Gemeinsam mit der Agentur MYI Entertainment hatte das Unternehmen in Minecraft, Fortnite und Super Mario Maker verschiedene Hindernisparcours erstellt. Wer diese durchspielte, konnte Gaming-Zubehör, Geschenkboxen der Marke oder sogar einen Gaming-PC gewinnen.
Dank individualisierter Blöcke tauchte zwar auch hier das Logo von Fisherman’s Friend auf, die Marke war aber insgesamt deutlich präsenter, als sie es etwa mit animierten Bannern gewesen wäre.
Ads in Games vs. Games als Ad
Ob Events, ganze Welten, Kollektionen, Lieblingsfiguren oder Kultautos: Es gibt interessante Möglichkeiten, mit In-Game Ads Gamer*innen zu begeistern und damit eine junge Zielgruppe anzusprechen.

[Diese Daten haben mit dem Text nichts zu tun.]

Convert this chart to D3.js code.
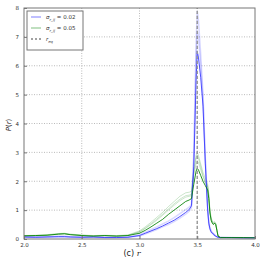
<!DOCTYPE html>
<html>
<head>
<meta charset="utf-8">
<script src="https://cdn.jsdelivr.net/npm/d3@7"></script>
<style>
  body { margin: 0; background: #fff; }
  text { font-family: "DejaVu Sans", sans-serif; }
</style>
</head>
<body>
<script>
// chart size
var w = 266, h = 266;
var pad = { top: 8, right: 11, bottom: 27, left: 24 };

// ticks
var xTicks = [2.0, 2.5, 3.0, 3.5, 4.0];
var yTicks = [0, 1, 2, 3, 4, 5, 6, 7, 8];
var rRef = 3.5;

// r grid shared by all curves
var rVals = [2.0, 2.1, 2.2, 2.3, 2.35, 2.4, 2.5, 2.6, 2.7, 2.8, 2.9, 3.0, 3.05, 3.1, 3.15, 3.2, 3.25, 3.3, 3.35, 3.4,
  3.43, 3.45, 3.47, 3.49, 3.5, 3.51, 3.53, 3.55, 3.57, 3.59, 3.6, 3.61, 3.62, 3.63, 3.64, 3.65, 3.66, 3.67, 3.68,
  3.7, 3.75, 3.8, 3.9, 4.0];

// sigma = 0.02 (blue)
var blueMain = [0.07, 0.06, 0.07, 0.08, 0.08, 0.07, 0.06, 0.07, 0.05, 0.05, 0.06, 0.12, 0.2, 0.28, 0.36, 0.45, 0.55, 0.65, 0.78, 0.92,
  1.02, 1.15, 2.5, 5.5, 6.5, 6.3, 5.6, 4.6, 2.6, 1.0, 0.55, 0.35, 0.25, 0.2, 0.18, 0.12, 0.1, 0.08, 0.06,
  0.05, 0.05, 0.05, 0.04, 0.04];
var blueFaint1 = [0.08, 0.07, 0.08, 0.1, 0.1, 0.08, 0.07, 0.08, 0.06, 0.07, 0.08, 0.15, 0.24, 0.33, 0.42, 0.52, 0.62, 0.74, 0.88, 1.02,
  1.1, 1.2, 3.0, 6.8, 7.9, 7.6, 6.4, 5.0, 2.8, 1.1, 0.6, 0.4, 0.3, 0.22, 0.2, 0.14, 0.11, 0.08, 0.06,
  0.05, 0.05, 0.05, 0.04, 0.04];
var blueFaint2 = [0.06, 0.06, 0.07, 0.07, 0.08, 0.07, 0.06, 0.06, 0.05, 0.05, 0.06, 0.1, 0.17, 0.25, 0.33, 0.42, 0.5, 0.6, 0.72, 0.86,
  0.96, 1.08, 2.7, 6.2, 7.2, 7.0, 6.0, 4.8, 2.7, 1.05, 0.5, 0.33, 0.24, 0.2, 0.16, 0.12, 0.1, 0.07, 0.06,
  0.05, 0.05, 0.04, 0.04, 0.04];

// sigma = 0.05 (green)
var greenMain = [0.11, 0.12, 0.13, 0.17, 0.18, 0.15, 0.12, 0.1, 0.12, 0.1, 0.12, 0.2, 0.3, 0.42, 0.55, 0.68, 0.85, 1.0, 1.15, 1.3,
  1.35, 1.4, 1.9, 2.35, 2.45, 2.4, 2.2, 2.0, 1.85, 1.7, 1.4, 0.9, 0.65, 0.55, 0.5, 0.55, 0.5, 0.3, 0.1,
  0.05, 0.05, 0.05, 0.05, 0.04];
var greenFaint1 = [0.12, 0.13, 0.15, 0.19, 0.2, 0.17, 0.14, 0.12, 0.13, 0.12, 0.14, 0.28, 0.42, 0.58, 0.75, 0.92, 1.12, 1.3, 1.48, 1.6,
  1.62, 1.65, 2.4, 2.9, 3.0, 2.9, 2.6, 2.3, 2.1, 1.9, 1.55, 1.0, 0.75, 0.62, 0.58, 0.6, 0.55, 0.35, 0.12,
  0.06, 0.05, 0.05, 0.05, 0.05];
var greenFaint2 = [0.11, 0.12, 0.14, 0.18, 0.19, 0.16, 0.13, 0.11, 0.12, 0.11, 0.13, 0.25, 0.38, 0.53, 0.69, 0.86, 1.04, 1.22, 1.38, 1.5,
  1.52, 1.55, 2.2, 2.6, 2.7, 2.65, 2.4, 2.15, 1.95, 1.8, 1.5, 0.95, 0.7, 0.6, 0.55, 0.58, 0.52, 0.32, 0.11,
  0.05, 0.05, 0.05, 0.05, 0.04];
var greenFaint3 = [0.1, 0.11, 0.13, 0.16, 0.18, 0.15, 0.12, 0.1, 0.11, 0.1, 0.12, 0.24, 0.36, 0.5, 0.65, 0.82, 1.0, 1.17, 1.33, 1.45,
  1.48, 1.5, 2.3, 2.8, 2.9, 2.8, 2.5, 2.2, 2.0, 1.85, 1.45, 0.92, 0.68, 0.58, 0.52, 0.56, 0.5, 0.3, 0.1,
  0.05, 0.05, 0.05, 0.04, 0.04];

var svg = d3.select("body")
            .append("svg")
            .attr("width", w)
            .attr("height", h);

var xScale = d3.scaleLinear()
               .domain([2.0, 4.0])
               .range([pad.left, w - pad.right]);

var yScale = d3.scaleLinear()
               .domain([0, 8])
               .range([h - pad.bottom, pad.top]);

// dotted grid
svg.append("g")
   .selectAll("line")
   .data(xTicks.slice(1, -1))
   .enter()
   .append("line")
   .attr("x1", d => xScale(d)).attr("x2", d => xScale(d))
   .attr("y1", yScale(0)).attr("y2", yScale(8))
   .attr("stroke", "#aaa").attr("stroke-width", 0.8)
   .attr("stroke-dasharray", "1,1.5");

svg.append("g")
   .selectAll("line")
   .data(yTicks.slice(1, -1))
   .enter()
   .append("line")
   .attr("x1", xScale(2.0)).attr("x2", xScale(4.0))
   .attr("y1", d => yScale(d)).attr("y2", d => yScale(d))
   .attr("stroke", "#aaa").attr("stroke-width", 0.8)
   .attr("stroke-dasharray", "1,1.5");

// curves
var line = d3.line()
             .x((d, i) => xScale(rVals[i]))
             .y(d => yScale(d));

var curves = [
  { v: greenFaint1, c: "#008000", o: 0.2, wd: 1 },
  { v: greenFaint2, c: "#008000", o: 0.2, wd: 1 },
  { v: greenFaint3, c: "#008000", o: 0.2, wd: 1 },
  { v: blueFaint1, c: "#0000ff", o: 0.15, wd: 1.5 },
  { v: blueFaint2, c: "#0000ff", o: 0.15, wd: 1.5 },
  { v: blueMain, c: "#3333ff", o: 0.85, wd: 1 },
  { v: greenMain, c: "#008000", o: 0.85, wd: 1 }
];

svg.append("g")
   .selectAll("path")
   .data(curves)
   .enter()
   .append("path")
   .attr("d", d => line(d.v))
   .attr("fill", "none")
   .attr("stroke", d => d.c)
   .attr("stroke-opacity", d => d.o)
   .attr("stroke-width", d => d.wd);

// reference line
svg.append("line")
   .attr("x1", xScale(rRef)).attr("x2", xScale(rRef))
   .attr("y1", yScale(0)).attr("y2", yScale(8))
   .attr("stroke", "#999").attr("stroke-width", 1.4)
   .attr("stroke-dasharray", "3,2");

// frame
svg.append("rect")
   .attr("x", xScale(2.0)).attr("y", yScale(8))
   .attr("width", xScale(4.0) - xScale(2.0))
   .attr("height", yScale(0) - yScale(8))
   .attr("fill", "none").attr("stroke", "#777").attr("stroke-width", 1);

// axes
var xAxis = d3.axisBottom(xScale).tickValues(xTicks).tickFormat(d3.format(".1f")).tickSize(3).tickPadding(1);
var yAxis = d3.axisLeft(yScale).tickValues(yTicks).tickFormat(d3.format("d")).tickSize(3).tickPadding(2);

var gx = svg.append("g").attr("transform", "translate(0," + yScale(0) + ")").call(xAxis);
var gy = svg.append("g").attr("transform", "translate(" + xScale(2.0) + ",0)").call(yAxis);

[gx, gy].forEach(function(g) {
  g.select(".domain").remove();
  g.selectAll(".tick line").attr("stroke", "#777");
  g.selectAll("text").attr("font-size", 5.5).attr("fill", "#333");
});
gy.selectAll(".tick line").attr("x2", 3);
gx.selectAll(".tick line").attr("y2", -3);

// axis labels
var xl = svg.append("text")
   .attr("x", 132).attr("y", 256)
   .attr("text-anchor", "middle")
   .attr("font-size", 8).attr("fill", "#222");
xl.append("tspan").text("(c) ");
xl.append("tspan").attr("font-style", "italic").attr("font-family", "DejaVu Serif").text("r");

var yl = svg.append("text")
   .attr("transform", "translate(11,125) rotate(-90)")
   .attr("text-anchor", "middle")
   .attr("font-size", 7).attr("fill", "#222")
   .attr("font-family", "DejaVu Serif");
yl.append("tspan").attr("font-style", "italic").text("P");
yl.append("tspan").text("(");
yl.append("tspan").attr("font-style", "italic").text("r");
yl.append("tspan").text(")");

// legend
var legendItems = [
  { label: "σ", sub: "r_ij", rest: " = 0.02", c: "#0000ff", dash: null, o: 0.5 },
  { label: "σ", sub: "r_ij", rest: " = 0.05", c: "#008000", dash: null, o: 0.5 },
  { label: "r", sub: "eq", rest: "", c: "#444", dash: "2,2", o: 1 }
];

svg.append("rect")
   .attr("x", 27).attr("y", 11).attr("width", 56).attr("height", 39)
   .attr("fill", "#fff").attr("stroke", "#777").attr("stroke-width", 1);

var lg = svg.selectAll(".legend")
            .data(legendItems)
            .enter()
            .append("g")
            .attr("class", "legend")
            .attr("transform", (d, i) => "translate(31," + (17 + i * 11) + ")");

lg.append("line")
  .attr("x1", 0).attr("x2", 10)
  .attr("stroke", d => d.c).attr("stroke-opacity", d => d.o)
  .attr("stroke-width", 1)
  .attr("stroke-dasharray", d => d.dash);

var lt = lg.append("text")
  .attr("x", 15).attr("y", 2)
  .attr("font-size", 5.5).attr("fill", "#333")
  .attr("font-family", "DejaVu Serif");
lt.append("tspan").attr("font-style", "italic").text(d => d.label);
lt.append("tspan").attr("font-size", 3.8).attr("dy", 1.5).attr("font-style", "italic").text(d => d.sub);
lt.append("tspan").attr("dy", -1.5).text(d => d.rest);
</script>
</body>
</html>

Aber nicht nur Ads in Games sind eine Möglichkeit zu werben, in der Potential steckt. Auch Games als Werbung einzusetzen oder einen sonst eher langweiligen Prozess zu einem Spiel zu machen (Stichwort Gamification) ist eine Möglichkeit, Menschen auf sich aufmerksam zu machen. Zum Beispiel können jüngere Menschen zur Teilnahme an Umfragen angeregt werden, die für sie sonst nicht attraktiv werden.
So hat MDRfragt im März und April dieses Jahres Menschen in Mitteldeutschland zu ihren Wohnorten befragt. Um herauszufinden, was Menschen an ihren Orten schätzen und was verbesserungswürdig ist, hat das Meinungsbarometer eine gamifizierte Umfrage erstellt. Davon erhoffte es sich, das so auch Jüngere Menschen teilnehmen, die das Barometer sonst schwerer erreicht. In der Umfrage spielt man einen kleinen Avatar und sammelt Schätze durch das Beantworten von Fragen. Am Ende kann man bestimmen, welche Bereiche der Stadt die Schätze am nötigsten haben.